§ GIVEN EXERCISE
Quote, verbatim, all material below, without pictures.

** Start **

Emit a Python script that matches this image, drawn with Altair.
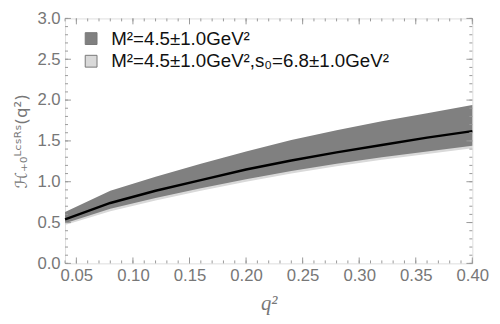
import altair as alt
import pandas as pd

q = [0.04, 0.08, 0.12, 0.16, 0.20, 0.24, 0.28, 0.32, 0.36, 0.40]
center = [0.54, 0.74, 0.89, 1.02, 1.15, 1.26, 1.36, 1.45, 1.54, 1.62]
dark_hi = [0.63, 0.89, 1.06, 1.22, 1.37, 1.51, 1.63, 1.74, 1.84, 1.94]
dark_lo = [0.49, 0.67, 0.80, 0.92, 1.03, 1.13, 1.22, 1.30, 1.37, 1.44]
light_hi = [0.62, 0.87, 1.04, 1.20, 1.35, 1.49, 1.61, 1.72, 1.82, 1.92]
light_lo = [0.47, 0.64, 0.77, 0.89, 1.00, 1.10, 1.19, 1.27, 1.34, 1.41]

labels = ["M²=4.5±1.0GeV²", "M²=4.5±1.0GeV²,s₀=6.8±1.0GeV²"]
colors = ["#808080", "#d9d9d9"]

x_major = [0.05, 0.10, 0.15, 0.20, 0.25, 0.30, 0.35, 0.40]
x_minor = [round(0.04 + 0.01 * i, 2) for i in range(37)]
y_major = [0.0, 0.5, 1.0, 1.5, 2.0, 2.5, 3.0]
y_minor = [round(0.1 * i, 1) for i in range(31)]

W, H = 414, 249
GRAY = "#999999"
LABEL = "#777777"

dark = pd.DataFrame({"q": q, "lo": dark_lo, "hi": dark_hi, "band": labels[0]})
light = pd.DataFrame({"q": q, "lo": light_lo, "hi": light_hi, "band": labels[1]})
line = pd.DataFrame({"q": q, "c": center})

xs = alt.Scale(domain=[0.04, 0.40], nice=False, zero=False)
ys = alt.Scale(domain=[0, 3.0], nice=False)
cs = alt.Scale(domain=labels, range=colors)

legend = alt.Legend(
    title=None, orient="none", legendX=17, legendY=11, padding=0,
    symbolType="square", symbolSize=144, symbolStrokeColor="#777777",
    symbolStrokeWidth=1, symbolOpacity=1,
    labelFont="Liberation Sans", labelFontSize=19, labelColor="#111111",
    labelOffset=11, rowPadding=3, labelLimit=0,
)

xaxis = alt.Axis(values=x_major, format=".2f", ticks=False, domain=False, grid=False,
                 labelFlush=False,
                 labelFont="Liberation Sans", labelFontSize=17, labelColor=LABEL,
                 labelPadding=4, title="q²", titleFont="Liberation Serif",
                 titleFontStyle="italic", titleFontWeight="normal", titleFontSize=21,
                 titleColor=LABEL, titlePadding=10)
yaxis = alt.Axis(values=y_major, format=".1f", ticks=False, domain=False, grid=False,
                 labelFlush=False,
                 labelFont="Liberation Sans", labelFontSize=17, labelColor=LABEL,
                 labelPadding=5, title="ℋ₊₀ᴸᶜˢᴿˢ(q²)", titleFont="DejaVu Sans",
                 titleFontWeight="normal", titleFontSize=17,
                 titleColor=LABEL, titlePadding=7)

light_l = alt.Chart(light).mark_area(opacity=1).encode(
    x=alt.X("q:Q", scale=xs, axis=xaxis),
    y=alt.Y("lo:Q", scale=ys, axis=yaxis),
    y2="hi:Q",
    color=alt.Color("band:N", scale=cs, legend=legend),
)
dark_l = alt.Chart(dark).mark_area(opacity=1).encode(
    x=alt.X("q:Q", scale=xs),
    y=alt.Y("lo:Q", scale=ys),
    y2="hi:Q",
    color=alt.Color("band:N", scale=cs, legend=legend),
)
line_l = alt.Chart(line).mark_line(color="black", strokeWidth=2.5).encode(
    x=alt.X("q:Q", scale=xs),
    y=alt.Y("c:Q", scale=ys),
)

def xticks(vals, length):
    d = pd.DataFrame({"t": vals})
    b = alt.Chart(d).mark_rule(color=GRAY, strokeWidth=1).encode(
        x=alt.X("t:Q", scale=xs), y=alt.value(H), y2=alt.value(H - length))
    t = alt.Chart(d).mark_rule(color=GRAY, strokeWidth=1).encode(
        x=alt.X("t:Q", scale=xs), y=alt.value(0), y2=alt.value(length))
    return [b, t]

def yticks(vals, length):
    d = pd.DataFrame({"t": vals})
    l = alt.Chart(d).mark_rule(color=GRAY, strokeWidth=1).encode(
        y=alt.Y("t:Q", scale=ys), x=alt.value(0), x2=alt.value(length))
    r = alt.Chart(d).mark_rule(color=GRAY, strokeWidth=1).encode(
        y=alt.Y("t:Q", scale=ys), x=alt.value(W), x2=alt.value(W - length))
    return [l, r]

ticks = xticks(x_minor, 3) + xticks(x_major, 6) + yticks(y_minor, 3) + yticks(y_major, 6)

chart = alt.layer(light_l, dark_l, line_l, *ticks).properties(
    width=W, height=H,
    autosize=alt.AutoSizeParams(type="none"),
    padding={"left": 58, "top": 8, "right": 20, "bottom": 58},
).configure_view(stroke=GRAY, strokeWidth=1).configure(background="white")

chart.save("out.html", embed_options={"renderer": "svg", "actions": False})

** End **

§ TASK ANSWER
Emit a Python script that matches this image, drawn with Altair.
import altair as alt
import pandas as pd

q = [0.04, 0.08, 0.12, 0.16, 0.20, 0.24, 0.28, 0.32, 0.36, 0.40]
center = [0.54, 0.74, 0.89, 1.02, 1.15, 1.26, 1.36, 1.45, 1.54, 1.62]
dark_hi = [0.63, 0.89, 1.06, 1.22, 1.37, 1.51, 1.63, 1.74, 1.84, 1.94]
dark_lo = [0.49, 0.67, 0.80, 0.92, 1.03, 1.13, 1.22, 1.30, 1.37, 1.44]
light_hi = [0.62, 0.87, 1.04, 1.20, 1.35, 1.49, 1.61, 1.72, 1.82, 1.92]
light_lo = [0.47, 0.64, 0.77, 0.89, 1.00, 1.10, 1.19, 1.27, 1.34, 1.41]

labels = ["M²=4.5±1.0GeV²", "M²=4.5±1.0GeV²,s₀=6.8±1.0GeV²"]
colors = ["#808080", "#d9d9d9"]

x_major = [0.05, 0.10, 0.15, 0.20, 0.25, 0.30, 0.35, 0.40]
x_minor = [round(0.04 + 0.01 * i, 2) for i in range(37)]
y_major = [0.0, 0.5, 1.0, 1.5, 2.0, 2.5, 3.0]
y_minor = [round(0.1 * i, 1) for i in range(31)]

W, H = 414, 249
GRAY = "#999999"
LABEL = "#777777"

dark = pd.DataFrame({"q": q, "lo": dark_lo, "hi": dark_hi, "band": labels[0]})
light = pd.DataFrame({"q": q, "lo": light_lo, "hi": light_hi, "band": labels[1]})
line = pd.DataFrame({"q": q, "c": center})

xs = alt.Scale(domain=[0.04, 0.40], nice=False, zero=False)
ys = alt.Scale(domain=[0, 3.0], nice=False)
cs = alt.Scale(domain=labels, range=colors)

legend = alt.Legend(
    title=None, orient="none", legendX=17, legendY=11, padding=0,
    symbolType="square", symbolSize=144, symbolStrokeColor="#777777",
    symbolStrokeWidth=1, symbolOpacity=1,
    labelFont="Liberation Sans", labelFontSize=19, labelColor="#111111",
    labelOffset=11, rowPadding=3, labelLimit=0,
)

xaxis = alt.Axis(values=x_major, format=".2f", ticks=False, domain=False, grid=False,
                 labelFlush=False,
                 labelFont="Liberation Sans", labelFontSize=17, labelColor=LABEL,
                 labelPadding=4, title="q²", titleFont="Liberation Serif",
                 titleFontStyle="italic", titleFontWeight="normal", titleFontSize=21,
                 titleColor=LABEL, titlePadding=10)
yaxis = alt.Axis(values=y_major, format=".1f", ticks=False, domain=False, grid=False,
                 labelFlush=False,
                 labelFont="Liberation Sans", labelFontSize=17, labelColor=LABEL,
                 labelPadding=5, title="ℋ₊₀ᴸᶜˢᴿˢ(q²)", titleFont="DejaVu Sans",
                 titleFontWeight="normal", titleFontSize=17,
                 titleColor=LABEL, titlePadding=7)

light_l = alt.Chart(light).mark_area(opacity=1).encode(
    x=alt.X("q:Q", scale=xs, axis=xaxis),
    y=alt.Y("lo:Q", scale=ys, axis=yaxis),
    y2="hi:Q",
    color=alt.Color("band:N", scale=cs, legend=legend),
)
dark_l = alt.Chart(dark).mark_area(opacity=1).encode(
    x=alt.X("q:Q", scale=xs),
    y=alt.Y("lo:Q", scale=ys),
    y2="hi:Q",
    color=alt.Color("band:N", scale=cs, legend=legend),
)
line_l = alt.Chart(line).mark_line(color="black", strokeWidth=2.5).encode(
    x=alt.X("q:Q", scale=xs),
    y=alt.Y("c:Q", scale=ys),
)

def xticks(vals, length):
    d = pd.DataFrame({"t": vals})
    b = alt.Chart(d).mark_rule(color=GRAY, strokeWidth=1).encode(
        x=alt.X("t:Q", scale=xs), y=alt.value(H), y2=alt.value(H - length))
    t = alt.Chart(d).mark_rule(color=GRAY, strokeWidth=1).encode(
        x=alt.X("t:Q", scale=xs), y=alt.value(0), y2=alt.value(length))
    return [b, t]

def yticks(vals, length):
    d = pd.DataFrame({"t": vals})
    l = alt.Chart(d).mark_rule(color=GRAY, strokeWidth=1).encode(
        y=alt.Y("t:Q", scale=ys), x=alt.value(0), x2=alt.value(length))
    r = alt.Chart(d).mark_rule(color=GRAY, strokeWidth=1).encode(
        y=alt.Y("t:Q", scale=ys), x=alt.value(W), x2=alt.value(W - length))
    return [l, r]

ticks = xticks(x_minor, 3) + xticks(x_major, 6) + yticks(y_minor, 3) + yticks(y_major, 6)

chart = alt.layer(light_l, dark_l, line_l, *ticks).properties(
    width=W, height=H,
    autosize=alt.AutoSizeParams(type="none"),
    padding={"left": 58, "top": 8, "right": 20, "bottom": 58},
).configure_view(stroke=GRAY, strokeWidth=1).configure(background="white")

chart.save("out.html", embed_options={"renderer": "svg", "actions": False})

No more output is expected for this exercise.